Renminbi narrowly averts biggest weekly fall since 2015 tumble
Chinese central bank encourages volatility after long appreciation run to deter speculators
PBoC sets Renminbi trading band weaker following five-week low
32 MINUTES AGO by Gabriel Wildau in Shanghai
The renminbi narrowly averted its biggest weekly loss since Beijing triggered a sudden devaluation in August 2015, as China’s central bank encourages greater volatility to keep speculators off guard.
Since hitting its highest level in nearly 21 months earlier this month, the renminbi has weakened by 1.9 per cent. The decline follows the People’s Bank of China’s move to scrap two trading restrictions that had been intended to discourage bearish bets against the currency.
Market participants viewed that move as a signal that the PBoC was less nervous about renminbi weakness following a virtually uninterrupted rally this year. Analysts say that as the threat of sharp depreciation has faded, authorities are more comfortable letting the currency respond to market forces.
“As depreciation expectations have eased, we expect the PBoC to tolerate or even encourage higher renminbi volatility and also ease capital controls,” Larry Hu, China economist at Macquarie in Hong Kong, wrote on Friday.
The renminbi traded weaker for most of Friday and by midday was on course for its worst calendar week since the 2015 devaluation surprise move in August 2015 to unleash pent-up depreciation pressure.
But an afternoon rally helped the currency close 0.2 per cent stronger on the at 6.647 per dollar. Traders said that some banks did not want to carry long dollar positions over the Golden Week holiday, when China’s onshore markets will be closed. Even after the rally, the renminbi posted its first losing month since April.
The central bank’s apparent tolerance for moderate weakening of the renminbi is in line with previous statements that it is more focused on ensuring the currency’s “basic stability” against a trade-weighted basket of currencies than against the dollar.
The US dollar hit a one-month high this week against a basket of global currencies after Fed chair Janet Yellen heightened expectations of another rise in US interest rates in December, sparking broad weakness among emerging market currencies.

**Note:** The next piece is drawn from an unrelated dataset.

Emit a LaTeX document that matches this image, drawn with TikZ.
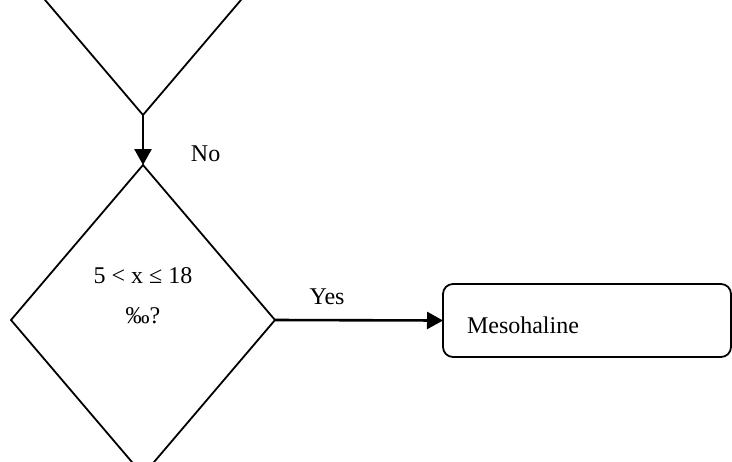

The China Foreign Exchange Trading System, an arm of the PBoC, in late 2015 launched an index tracking the renminbi’s value against a custom-weighted basket of currencies. But the central bank’s commitment to targeting the basket has been uneven in practice.
What recent currency movements “seem to indicate is that the authorities are now more committed to managing the renminbi according to CFETS index and are indeed allowing more volatility in the bilateral rate against the dollar,” said Christy Tan, head of Asia markets strategy at National Australia Bank in Hong Kong.
Mr Hu believes that authorities are comfortable with the renminbi fluctuating roughly between 6.4 and 7.0, and will intervene only when the exchange rate approaches either side of that band.
Seasonal factors may also have nudged the renminbi weaker in recent days. A currency trader at a regional Chinese bank in Shanghai cited month-end payments for crude oil imports and quarterly dividend payments by state-owned telecoms operator China Mobile as sources of elevated dollar demand.
“On top of that, there’s also the iPhone8 launch, so Apple is coming out to buy FX to remit sales proceeds,” he added. “The dollar market has been short squeezed.”